── Source material ──

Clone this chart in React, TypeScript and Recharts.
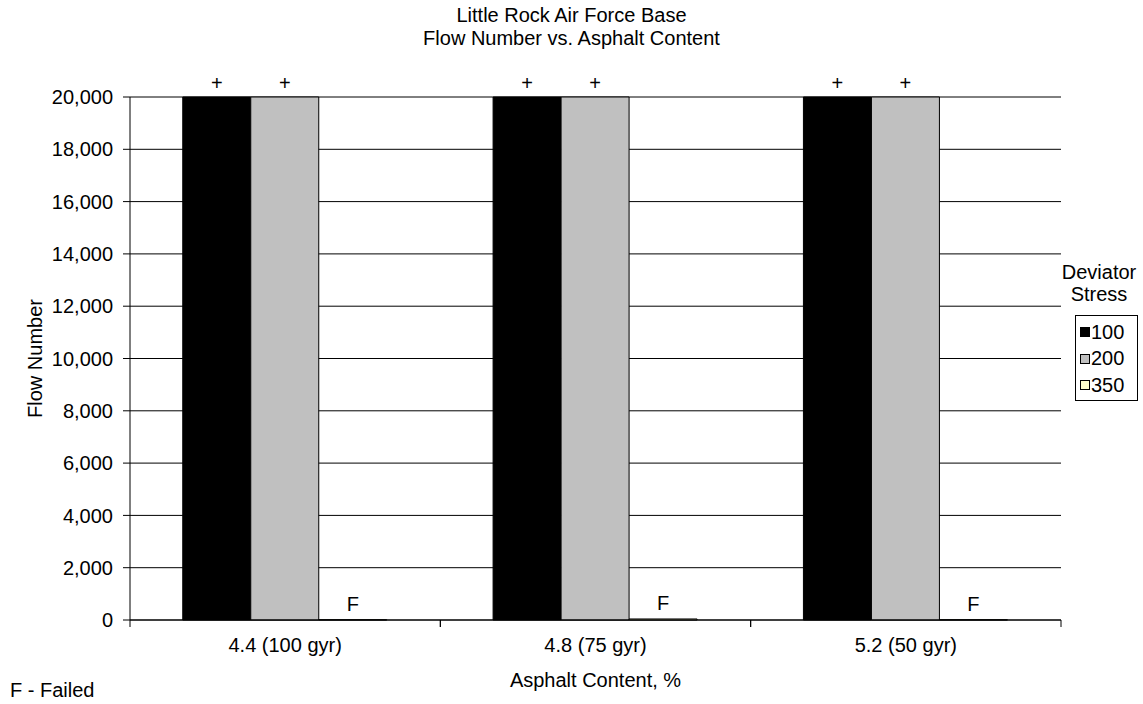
import React from 'react';
import { BarChart, Bar, XAxis, YAxis, CartesianGrid, LabelList } from 'recharts';

const categories = ['4.4 (100 gyr)', '4.8 (75 gyr)', '5.2 (50 gyr)'];
const stress100 = [20000, 20000, 20000];
const stress200 = [20000, 20000, 20000];
const stress350 = [10, 40, 10];
const yTicks = [0, 2000, 4000, 6000, 8000, 10000, 12000, 14000, 16000, 18000, 20000];

const data = categories.map((c, i) => ({
  name: c,
  s100: stress100[i],
  s200: stress200[i],
  s350: stress350[i],
}));

const series = [
  { key: 's100', name: '100', fill: '#000000', label: '+', gap: 7 },
  { key: 's200', name: '200', fill: '#C0C0C0', label: '+', gap: 7 },
  { key: 's350', name: '350', fill: '#FFFFCC', label: 'F', gap: 9 },
];

const font = 'Liberation Sans, Arial, sans-serif';
const FS = 20;

const LegendBox = () => (
  <div style={{ position: 'absolute', left: 1059, top: 261, fontFamily: font, fontSize: FS, color: '#000', width: 84 }}>
    <div style={{ lineHeight: '22px', textAlign: 'center', width: 80 }}>Deviator<br />Stress</div>
    <div style={{ border: '1px solid #000', margin: '10px 0 0 16px', padding: '3px 4px 1px 4px', width: 53, textAlign: 'left', background: '#fff' }}>
      {series.map((s) => (
        <div key={s.key} style={{ display: 'flex', alignItems: 'center', height: 26.5 }}>
          <span style={{ display: 'inline-block', width: 8, height: 8, background: s.fill, border: '1px solid #000', marginRight: 1 }} />
          <span>{s.name}</span>
        </div>
      ))}
    </div>
  </div>
);

const makeLabel = (text: string, gap: number) => (props: any) => {
  const { x, y, width } = props;
  return (
    <text x={x + width / 2} y={y - gap} textAnchor="middle" fontFamily={font} fontSize={FS} fill="#000">
      {text}
    </text>
  );
};

const TICK_GAP = 18;
const CategoryTick = (props: any) => {
  const { x, y, payload } = props;
  const half = payload && payload.offset ? payload.offset : 0;
  const axisY = y - TICK_GAP;
  return (
    <g>
      <line x1={x - half} x2={x - half} y1={axisY} y2={axisY + 7} stroke="#000" />
      <line x1={x + half} x2={x + half} y1={axisY} y2={axisY + 7} stroke="#000" />
      <text x={x} y={y} dy="0.71em" textAnchor="middle" fontFamily={font} fontSize={FS} fill="#000">
        {payload.value}
      </text>
    </g>
  );
};

export default function App() {
  return (
    <div style={{ position: 'absolute', left: 0, top: 0, width: 1143, height: 704, background: '#fff' }}>
      <div style={{ position: 'absolute', top: 4, width: 1143, textAlign: 'center', fontFamily: font, fontSize: FS, lineHeight: '23px', color: '#000' }}>
        Little Rock Air Force Base<br />Flow Number vs. Asphalt Content
      </div>
      <div style={{ position: 'absolute', left: 130, width: 931, top: 668, textAlign: 'center', fontFamily: font, fontSize: FS, lineHeight: '24px', color: '#000' }}>
        Asphalt Content, %
      </div>
      <div style={{ position: 'absolute', left: 10, top: 678, fontFamily: font, fontSize: FS, lineHeight: '24px', color: '#000' }}>F - Failed</div>
      <BarChart
        width={1143}
        height={704}
        data={data}
        margin={{ top: 97, right: 82, bottom: 0, left: 0 }}
        barCategoryGap="17%"
        barGap={0}
      >
        <CartesianGrid vertical={false} stroke="#000" strokeWidth={1} />
        <XAxis
          dataKey="name"
          axisLine={{ stroke: '#000' }}
          tickLine={false}
          tickSize={0}
          tickMargin={TICK_GAP}
          height={84}
          interval={0}
          tick={<CategoryTick />}
        />
        <YAxis
          domain={[0, 20000]}
          ticks={yTicks}
          interval={0}
          axisLine={{ stroke: '#000' }}
          tickLine={{ stroke: '#000' }}
          tickSize={7}
          tickMargin={10}
          tickFormatter={(v: number) => v.toLocaleString('en-US')}
          tick={{ fontFamily: font, fontSize: FS, fill: '#000' }}
          width={130}
          label={{ value: 'Flow Number', angle: -90, position: 'insideLeft', offset: 35, style: { fontFamily: font, fontSize: FS, fill: '#000', textAnchor: 'middle' } }}
        />
        <YAxis yAxisId="right" orientation="right" axisLine={{ stroke: '#808080', strokeWidth: 2 }} tick={false} tickLine={false} width={0} />
        {series.map((s) => (
          <Bar key={s.key} dataKey={s.key} name={s.name} fill={s.fill} stroke="#000" strokeWidth={1} isAnimationActive={false}>
            <LabelList dataKey={s.key} content={makeLabel(s.label, s.gap)} />
          </Bar>
        ))}
      </BarChart>
      <LegendBox />
    </div>
  );
}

───

• **Brief**:
Transcribe the full listing above exactly as it stands, minus the pictures.

• **Written solution**:
Clone this chart in React, TypeScript and Recharts.
import React from 'react';
import { BarChart, Bar, XAxis, YAxis, CartesianGrid, LabelList } from 'recharts';

const categories = ['4.4 (100 gyr)', '4.8 (75 gyr)', '5.2 (50 gyr)'];
const stress100 = [20000, 20000, 20000];
const stress200 = [20000, 20000, 20000];
const stress350 = [10, 40, 10];
const yTicks = [0, 2000, 4000, 6000, 8000, 10000, 12000, 14000, 16000, 18000, 20000];

const data = categories.map((c, i) => ({
  name: c,
  s100: stress100[i],
  s200: stress200[i],
  s350: stress350[i],
}));

const series = [
  { key: 's100', name: '100', fill: '#000000', label: '+', gap: 7 },
  { key: 's200', name: '200', fill: '#C0C0C0', label: '+', gap: 7 },
  { key: 's350', name: '350', fill: '#FFFFCC', label: 'F', gap: 9 },
];

const font = 'Liberation Sans, Arial, sans-serif';
const FS = 20;

const LegendBox = () => (
  <div style={{ position: 'absolute', left: 1059, top: 261, fontFamily: font, fontSize: FS, color: '#000', width: 84 }}>
    <div style={{ lineHeight: '22px', textAlign: 'center', width: 80 }}>Deviator<br />Stress</div>
    <div style={{ border: '1px solid #000', margin: '10px 0 0 16px', padding: '3px 4px 1px 4px', width: 53, textAlign: 'left', background: '#fff' }}>
      {series.map((s) => (
        <div key={s.key} style={{ display: 'flex', alignItems: 'center', height: 26.5 }}>
          <span style={{ display: 'inline-block', width: 8, height: 8, background: s.fill, border: '1px solid #000', marginRight: 1 }} />
          <span>{s.name}</span>
        </div>
      ))}
    </div>
  </div>
);

const makeLabel = (text: string, gap: number) => (props: any) => {
  const { x, y, width } = props;
  return (
    <text x={x + width / 2} y={y - gap} textAnchor="middle" fontFamily={font} fontSize={FS} fill="#000">
      {text}
    </text>
  );
};

const TICK_GAP = 18;
const CategoryTick = (props: any) => {
  const { x, y, payload } = props;
  const half = payload && payload.offset ? payload.offset : 0;
  const axisY = y - TICK_GAP;
  return (
    <g>
      <line x1={x - half} x2={x - half} y1={axisY} y2={axisY + 7} stroke="#000" />
      <line x1={x + half} x2={x + half} y1={axisY} y2={axisY + 7} stroke="#000" />
      <text x={x} y={y} dy="0.71em" textAnchor="middle" fontFamily={font} fontSize={FS} fill="#000">
        {payload.value}
      </text>
    </g>
  );
};

export default function App() {
  return (
    <div style={{ position: 'absolute', left: 0, top: 0, width: 1143, height: 704, background: '#fff' }}>
      <div style={{ position: 'absolute', top: 4, width: 1143, textAlign: 'center', fontFamily: font, fontSize: FS, lineHeight: '23px', color: '#000' }}>
        Little Rock Air Force Base<br />Flow Number vs. Asphalt Content
      </div>
      <div style={{ position: 'absolute', left: 130, width: 931, top: 668, textAlign: 'center', fontFamily: font, fontSize: FS, lineHeight: '24px', color: '#000' }}>
        Asphalt Content, %
      </div>
      <div style={{ position: 'absolute', left: 10, top: 678, fontFamily: font, fontSize: FS, lineHeight: '24px', color: '#000' }}>F - Failed</div>
      <BarChart
        width={1143}
        height={704}
        data={data}
        margin={{ top: 97, right: 82, bottom: 0, left: 0 }}
        barCategoryGap="17%"
        barGap={0}
      >
        <CartesianGrid vertical={false} stroke="#000" strokeWidth={1} />
        <XAxis
          dataKey="name"
          axisLine={{ stroke: '#000' }}
          tickLine={false}
          tickSize={0}
          tickMargin={TICK_GAP}
          height={84}
          interval={0}
          tick={<CategoryTick />}
        />
        <YAxis
          domain={[0, 20000]}
          ticks={yTicks}
          interval={0}
          axisLine={{ stroke: '#000' }}
          tickLine={{ stroke: '#000' }}
          tickSize={7}
          tickMargin={10}
          tickFormatter={(v: number) => v.toLocaleString('en-US')}
          tick={{ fontFamily: font, fontSize: FS, fill: '#000' }}
          width={130}
          label={{ value: 'Flow Number', angle: -90, position: 'insideLeft', offset: 35, style: { fontFamily: font, fontSize: FS, fill: '#000', textAnchor: 'middle' } }}
        />
        <YAxis yAxisId="right" orientation="right" axisLine={{ stroke: '#808080', strokeWidth: 2 }} tick={false} tickLine={false} width={0} />
        {series.map((s) => (
          <Bar key={s.key} dataKey={s.key} name={s.name} fill={s.fill} stroke="#000" strokeWidth={1} isAnimationActive={false}>
            <LabelList dataKey={s.key} content={makeLabel(s.label, s.gap)} />
          </Bar>
        ))}
      </BarChart>
      <LegendBox />
    </div>
  );
}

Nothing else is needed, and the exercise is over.